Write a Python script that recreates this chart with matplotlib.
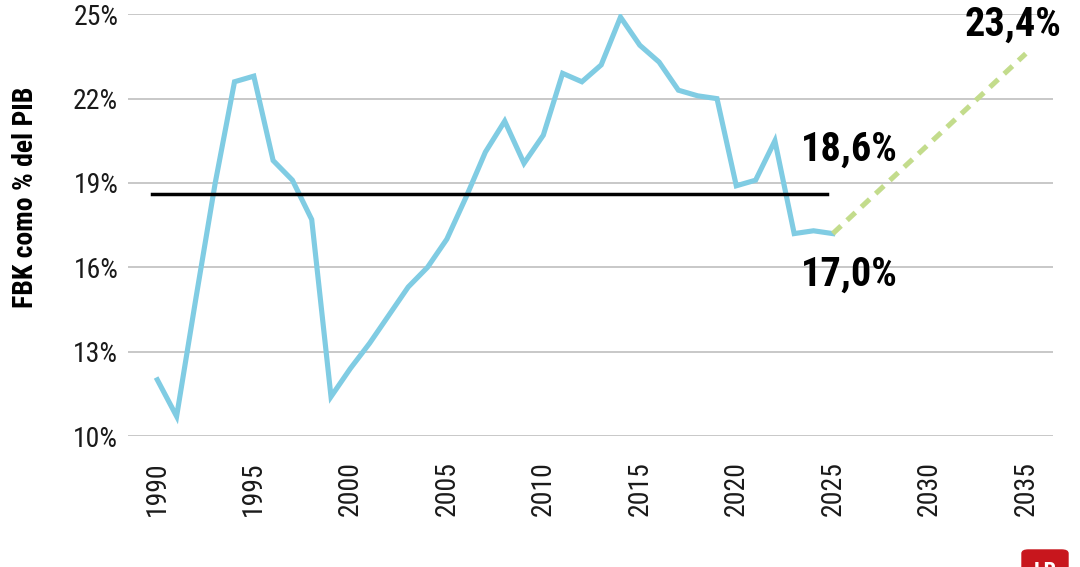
import matplotlib
matplotlib.use('Agg')
from matplotlib import pyplot as plt
from matplotlib.patches import FancyBboxPatch

# datos
years = list(range(1990, 2026))
fbk = [12.0, 10.7, 14.9, 19.0, 22.6, 22.8, 19.8, 19.1, 17.7, 11.4,
       12.4, 13.3, 14.3, 15.3, 16.0, 17.0, 18.5, 20.1, 21.2, 19.7,
       20.7, 22.9, 22.6, 23.2, 24.9, 23.9, 23.3, 22.3, 22.1, 22.0,
       18.9, 19.1, 20.5, 17.2, 17.3, 17.2]
proj_years = [2025, 2035]
proj_vals = [17.2, 23.6]
avg_years = [1989.75, 2024.7]
avg_val = 18.6
y_ticks = [10, 13, 16, 19, 22, 25]
x_ticks = [1990, 1995, 2000, 2005, 2010, 2015, 2020, 2025, 2030, 2035]
labels = ['18,6%', '17,0%', '23,4%']
label_pos = [(2023.34, 19.78), (2023.34, 15.33), (2031.84, 24.23)]

plt.rcParams['font.family'] = ['Roboto Condensed', 'DejaVu Sans']
plt.rcParams['font.stretch'] = 'condensed'

fig = plt.figure(figsize=(10.8, 5.67), dpi=100)
ax = fig.add_axes([0.1185, 0.231, 0.8565, 0.7438])

for t in y_ticks:
    ax.axhline(t, color='#c4c4c4', lw=1.3, zorder=1)

ax.plot(years, fbk, color='#80cce3', lw=3.7, solid_joinstyle='miter', zorder=3)
ax.plot(avg_years, [avg_val, avg_val], color='black', lw=2.5, zorder=4)
ax.plot(proj_years, proj_vals, color='#c3dc8c', lw=3.7, dashes=(2.2, 1.6), zorder=3)

for i in range(len(labels)):
    ax.text(label_pos[i][0], label_pos[i][1], labels[i], fontsize=29,
            fontweight='bold', ha='left', va='baseline', color='black',
            zorder=5, clip_on=False)

ax.set_xlim(1988.48, 2036.41)
ax.set_ylim(10, 25)
ax.set_yticks(y_ticks)
ax.set_yticklabels([str(t) + '%' for t in y_ticks], fontsize=20, color='#1a1a1a')
ax.set_xticks(x_ticks)
ax.set_xticklabels([str(t) for t in x_ticks], fontsize=20, rotation=90, color='#1a1a1a')
ax.tick_params(axis='y', length=0, pad=7)
ax.tick_params(axis='x', length=0, pad=18)
for s in ax.spines.values():
    s.set_visible(False)

fig.text(25.5 / 1080, 1 - 197 / 567, 'FBK como % del PIB', rotation=90,
         fontsize=20, fontweight='bold', ha='center', va='center')

# logo
logo = FancyBboxPatch((1022 / 1080, -0.03), 46 / 1080, 0.06,
                      boxstyle='round,pad=0,rounding_size=0.006',
                      transform=fig.transFigure, color='#c8161d', zorder=10)
fig.patches.append(logo)
fig.text(1045 / 1080, 1 - 561 / 567, 'LR', color='white', fontsize=16,
         fontweight='bold', ha='center', va='top', zorder=11)

fig.savefig('out.png', dpi=100)
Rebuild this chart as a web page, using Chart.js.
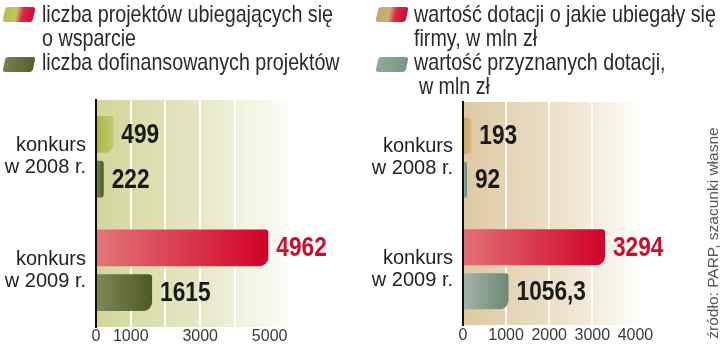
<!DOCTYPE html>
<html>
<head>
<meta charset="utf-8">
<script src="https://cdn.jsdelivr.net/npm/chart.js@4.4.1/dist/chart.umd.min.js"></script>
<style>
  html, body { margin:0; padding:0; background:#fff; }
  #wrap { position:relative; width:720px; height:345px; overflow:hidden; }
  canvas { position:absolute; top:0; }
  #c1 { left:0; }
  #c2 { left:360px; }
  .leg { position:absolute; font-family:"Liberation Sans",Arial,sans-serif; font-size:24px; line-height:24px; color:#2a2a2a; white-space:nowrap; z-index:2; transform:scaleX(0.82); transform-origin:0 0; }
  .sw { position:absolute; width:30px; height:15px; border-radius:3px; transform:skewX(-12deg); z-index:2; }
  #src { position:absolute; left:603px; top:224px; width:220px; height:18px; line-height:18px; text-align:center;
         font-family:"Liberation Sans",Arial,sans-serif; font-size:15.5px; color:#555; transform:rotate(-90deg); transform-origin:center; white-space:nowrap; }
</style>
</head>
<body>
<div id="wrap">
  <canvas id="c1" width="360" height="345"></canvas>
  <canvas id="c2" width="360" height="345"></canvas>

  <div class="sw" style="left:4px;top:7px;background:linear-gradient(90deg,#b2bd4c 0%,#c1c75e 40%,#dc2a44 62%,#d10a30 100%);"></div>
  <div class="sw" style="left:4px;top:57px;background:linear-gradient(90deg,#76824c 0%,#56622f 100%);"></div>
  <div class="leg" style="left:42px;top:2px;">liczba projektów ubiegających się<br>o wsparcie<br>liczba dofinansowanych projektów</div>

  <div class="sw" style="left:377px;top:7px;background:linear-gradient(90deg,#c7a86c 0%,#cfae74 40%,#dc2a44 62%,#d10a30 100%);"></div>
  <div class="sw" style="left:377px;top:57px;background:linear-gradient(90deg,#93a898 0%,#7b9683 100%);"></div>
  <div class="leg" style="left:414px;top:2px;">wartość dotacji o jakie ubiegały się<br>firmy, w mln zł<br>wartość przyznanych dotacji,<br><span style="padding-left:6px">w mln zł</span></div>

  <div id="src">źródło: PARP, szacunki własne</div>
</div>
<script>
// ---- data ----
const categories = [["konkurs", "w 2008 r."], ["konkurs", "w 2009 r."]];
const projectsApplied = [499, 4962];
const projectsFunded = [222, 1615];
const amountApplied = [193, 3294];
const amountGranted = [92, 1056.3];
const leftGridTicks = [0, 1000, 2000, 3000, 4000, 5000];
const leftTickLabels = [0, 1000, 3000, 5000];
const rightGridTicks = [0, 1000, 2000, 3000, 4000];
const rightTickLabels = [0, 1000, 2000, 3000, 4000];

// ---- styles ----
const leftApplColors = [["#a6b444", "#c3cb68"], ["#e27676", "#d2002a"]];
const leftFundColors = [["#7f8858", "#4d5925"], ["#7f8858", "#4d5925"]];
const rightApplColors = [["#c5a466", "#d3b985"], ["#e07272", "#d2002a"]];
const rightGrantColors = [["#a4b4aa", "#6d8873"], ["#a4b4aa", "#6d8873"]];
const DARK = "#1a1a1a", RED = "#c8102e";

function fmt(v) { return String(v).replace(".", ","); }

function barGradient(pairs) {
  return function (ctx) {
    const chart = ctx.chart;
    const pair = pairs[ctx.dataIndex] || pairs[0];
    if (!chart.chartArea || ctx.raw === undefined) return pair[0];
    const xs = chart.scales.x;
    const x0 = xs.getPixelForValue(0);
    const x1 = Math.max(xs.getPixelForValue(ctx.raw), x0 + 1);
    const g = chart.ctx.createLinearGradient(x0, 0, x1, 0);
    g.addColorStop(0, pair[0]);
    g.addColorStop(1, pair[1]);
    return g;
  };
}

const bgPlugin = {
  id: "bgGrad",
  beforeDraw(chart, args, opts) {
    const { ctx, chartArea: a } = chart;
    if (!a) return;
    const g = ctx.createLinearGradient(a.left, 0, opts.fadeX, 0);
    g.addColorStop(0, opts.c0);
    g.addColorStop(0.5, opts.c1);
    g.addColorStop(1, "#fefefb");
    ctx.save();
    ctx.fillStyle = g;
    ctx.fillRect(a.left, a.top, Math.max(opts.fadeX - a.left, 0), a.bottom - a.top);
    ctx.restore();
  }
};

const valuePlugin = {
  id: "values",
  afterDraw(chart) {
    const ctx = chart.ctx;
    chart.data.datasets.forEach((ds, di) => {
      const meta = chart.getDatasetMeta(di);
      meta.data.forEach((bar, i) => {
        ctx.save();
        ctx.font = 'bold 27px "Liberation Sans", Arial, sans-serif';
        ctx.textBaseline = "middle";
        ctx.textAlign = "left";
        ctx.fillStyle = ds.labelColors[i];
        ctx.translate(bar.x + 8, bar.y + 1);
        ctx.scale(0.84, 1);
        ctx.fillText(fmt(ds.data[i]), 0, 0);
        ctx.restore();
      });
    });
  }
};

function makeChart(id, d1, d2, c1, c2, lc1, lc2, cfg) {
  return new Chart(document.getElementById(id), {
    type: "bar",
    data: {
      labels: categories,
      datasets: [
        { data: d1, backgroundColor: barGradient(c1), labelColors: lc1,
          borderRadius: { topRight: 3, bottomRight: 9, topLeft: 0, bottomLeft: 0 }, borderSkipped: "start",
          categoryPercentage: 0.79, barPercentage: 0.82 },
        { data: d2, backgroundColor: barGradient(c2), labelColors: lc2,
          borderRadius: { topRight: 3, bottomRight: 9, topLeft: 0, bottomLeft: 0 }, borderSkipped: "start",
          categoryPercentage: 0.79, barPercentage: 0.82 }
      ]
    },
    options: {
      indexAxis: "y",
      responsive: false,
      animation: false,
      layout: { padding: { top: cfg.top, right: cfg.right, left: 0, bottom: 0 } },
      plugins: {
        legend: { display: false },
        tooltip: { enabled: false },
        bgGrad: { fadeX: cfg.fadeX, c0: cfg.bg0, c1: cfg.bg1 }
      },
      scales: {
        x: {
          min: 0, max: cfg.max, z: 1,
          border: { display: false },
          grid: {
            drawTicks: false, lineWidth: 2,
            color: (c) => (c.tick && c.tick.value > 0 && c.tick.value <= cfg.lastGrid) ? "rgba(255,255,255,0.95)" : "rgba(0,0,0,0)"
          },
          ticks: {
            padding: cfg.tickPad, color: "#3a3a3a", maxRotation: 0, minRotation: 0, autoSkip: false,
            font: { family: '"Liberation Sans", Arial, sans-serif', size: 16, lineHeight: 1 }
          },
          afterBuildTicks: (s) => { s.ticks = cfg.gridTicks.map((v) => ({ value: v })); },
          afterTickToLabelConversion: (s) => {
            s.ticks.forEach((t) => {
              t.label = cfg.tickLabels.indexOf(t.value) >= 0 ? String(t.value) : "";
            });
          },
          afterFit: (s) => { s.height = cfg.xh; s.paddingLeft = 0; s.paddingRight = 0; }
        },
        y: {
          z: 2,
          border: { display: true, color: "#111", width: 2 },
          grid: { display: false, drawTicks: false },
          ticks: {
            padding: 10, color: "#222",
            font: { family: '"Liberation Sans", Arial, sans-serif', size: 20, lineHeight: 1.1 }
          },
          afterFit: (s) => { s.width = cfg.yw; s.paddingTop = 0; s.paddingBottom = 0; }
        }
      }
    },
    plugins: [bgPlugin, valuePlugin]
  });
}

makeChart("c1", projectsApplied, projectsFunded, leftApplColors, leftFundColors,
  [DARK, RED], [DARK, DARK],
  { top: 100, right: 73, max: 5500, fadeX: 292, bg0: "#d2d69a", bg1: "#e4e6c2", lastGrid: 4000,
    gridTicks: leftGridTicks, tickLabels: leftTickLabels, tickPad: 2, xh: 18, yw: 96 });

makeChart("c2", amountApplied, amountGranted, rightApplColors, rightGrantColors,
  [DARK, RED], [DARK, DARK],
  { top: 102, right: 63, max: 4500, fadeX: 282, bg0: "#ddc9a2", bg1: "#ebdfc6", lastGrid: 4000,
    gridTicks: rightGridTicks, tickLabels: rightTickLabels, tickPad: 3, xh: 20, yw: 103 });
</script>
</body>
</html>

== EXERCISE OBJECTIVE ==
Copy the lines above exactly, starting with the line that contains "Rebuild this chart" and ending with the line that contains "wsparcie<br>liczba dofinansowanych projektów</div>", and leave out any pictures.

== RESULT OF THE EXERCISE ==
Rebuild this chart as a web page, using Chart.js.
<!DOCTYPE html>
<html>
<head>
<meta charset="utf-8">
<script src="https://cdn.jsdelivr.net/npm/chart.js@4.4.1/dist/chart.umd.min.js"></script>
<style>
  html, body { margin:0; padding:0; background:#fff; }
  #wrap { position:relative; width:720px; height:345px; overflow:hidden; }
  canvas { position:absolute; top:0; }
  #c1 { left:0; }
  #c2 { left:360px; }
  .leg { position:absolute; font-family:"Liberation Sans",Arial,sans-serif; font-size:24px; line-height:24px; color:#2a2a2a; white-space:nowrap; z-index:2; transform:scaleX(0.82); transform-origin:0 0; }
  .sw { position:absolute; width:30px; height:15px; border-radius:3px; transform:skewX(-12deg); z-index:2; }
  #src { position:absolute; left:603px; top:224px; width:220px; height:18px; line-height:18px; text-align:center;
         font-family:"Liberation Sans",Arial,sans-serif; font-size:15.5px; color:#555; transform:rotate(-90deg); transform-origin:center; white-space:nowrap; }
</style>
</head>
<body>
<div id="wrap">
  <canvas id="c1" width="360" height="345"></canvas>
  <canvas id="c2" width="360" height="345"></canvas>

  <div class="sw" style="left:4px;top:7px;background:linear-gradient(90deg,#b2bd4c 0%,#c1c75e 40%,#dc2a44 62%,#d10a30 100%);"></div>
  <div class="sw" style="left:4px;top:57px;background:linear-gradient(90deg,#76824c 0%,#56622f 100%);"></div>
  <div class="leg" style="left:42px;top:2px;">liczba projektów ubiegających się<br>o wsparcie<br>liczba dofinansowanych projektów</div>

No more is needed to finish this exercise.